En los años noventa, nuestros agricultores se sorprendieron de que se cuestionara su actividad con decisiones contrarias a la que era su función principal: producir. En 1993, la Unión Europea empezó a conceder ayudas solo por sembrar, sin exigir una mínima producción —como ocurrió con el cultivo del girasol—; se ayudó para el arranque de cultivos como el viñedo, para poco después, subvencionar su replantación; se establecieron derechos y cuotas de producción de muchos cultivos; se subvencionó el no producir; o comenzaron los planes de reforestación en tierras cultivables reduciendo así su superficie.
Esto contribuyó a un aumento considerable de la renta agraria en nuestro país, sin que esta estuviera justificada ni por razones productivas ni por el aumento real de la actividad. Aquellas subvenciones llegaron a superar, en algunos casos, los ingresos generados por la actividad productiva de muchos agricultores. Lo que impidió la renovación de los trabajadores y no sirvió para fijar población en el medio rural.

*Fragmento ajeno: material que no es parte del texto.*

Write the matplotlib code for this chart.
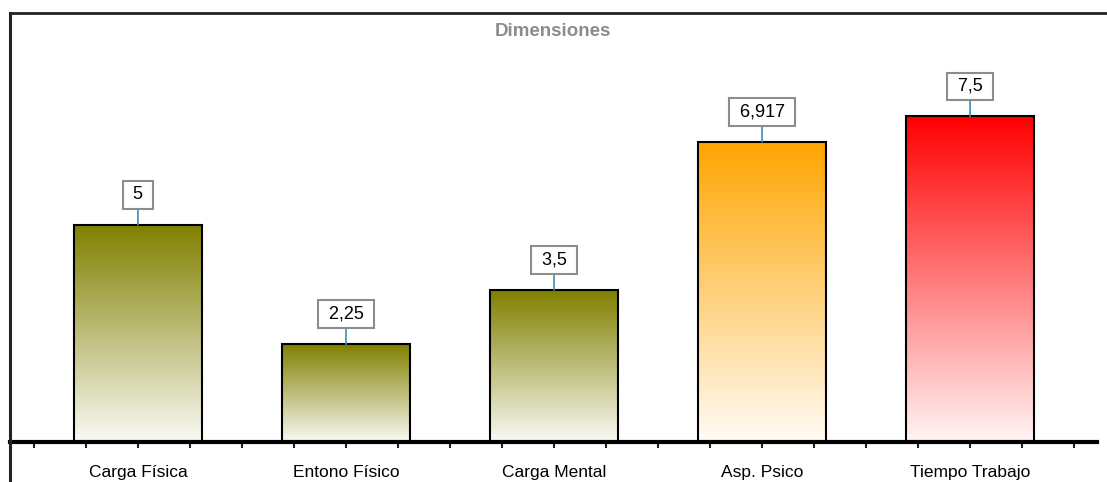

Simultáneamente, se comenzó a modernizar todo el sector agropecuario con reformas estructurales que redundaron en beneficio de una mayor productividad y de la mejora de la calidad de los productos. Se incluyó como concepto la sostenibilidad y se introdujeron técnicas compatibles con el medio ambiente y con los derechos de los trabajadores. El esfuerzo de todo el sector para conseguirlo fue extraordinario. Y también el de la UE.
Con todo ello se han elevado las exigencias en los estándares de calidad de los productos agropecuarios que producen los productores europeos. Y esta máxima calidad de nuestros productos, contrasta con la de otras áreas del mundo, donde no se es riguroso en la utilización de productos fitosanitarios; se permite el uso de hormonas; se usan aguas residuales sin tratar para el riego; o donde no se respetan los derechos de los trabajadores.

Lo más grave es que la Unión, en sus acuerdos con terceros países —los del norte de África, de Oriente Medio o los de Mercosur en Iberoamérica—, no les exijan las mismas condiciones que regulan el sector agropecuario europeo. Esto no solo va en detrimento de los intereses de nuestros agricultores, que también, sino que puede condicionar la seguridad alimentaria alcanzada en nuestro continente con el esfuerzo de todos, durante muchos años.
La guerra de Ucrania puso sobre la mesa un grave problema, no solo en Europa, sino en el mundo entero. El riesgo que supone la dependencia de países inestables que suministran materias primas estratégicas. Hace tres años, la rotura de la cadena de suministro de cereales afectó, sobre todo, a nuestra cabaña ganadera, que se quedó sin alternativas viables y económicamente asumibles, lo que obligó a sacrificar numerosos animales reproductores.
La competencia desleal de los países terceros es un hecho relevante que se ha de tener en cuenta. Si no se produce en las mismas condiciones en esos países, difícilmente se puede mantener la actividad en la Unión, donde las exigencias de todo tipo impiden a este sector poder competir con las importaciones que procedan de aquellas áreas regionales. Y todo ello va a impedir la soberanía alimentaria europea.

El sector también pide soluciones a problemas endémicos que se mantienen desde hace varios años. Necesidad de reducir costes que hoy hacen inviables a muchas explotaciones que tendrán que cesar en su actividad. Una falta de política del agua adecuada a las necesidades reales de consumo; la carencia de una normativa eficaz sobre la cadena agroalimentaria; o una regulación de los seguros agrarios tal como demanda el sector.
Todas estas circunstancias atentan contra la propia actividad productiva de nuestros agricultores y ganaderos. Además, a ellos se les imponen, manu militari, unas políticas medioambientales, agroambientales y conservacionistas, incompatibles no ya con la actividad productiva de estos profesionales, sino con los propios hábitos de consumo de los ciudadanos de nuestro país y del resto de miembros de la Unión Europea.
El arte de cultivar y de producir materias primas para el consumo humano, es una actividad noble de la que Europa no debe de prescindir. Sea para atender las demandas de sus ciudadanos o para fijar población en niveles aceptables como se requiere en la España vaciada.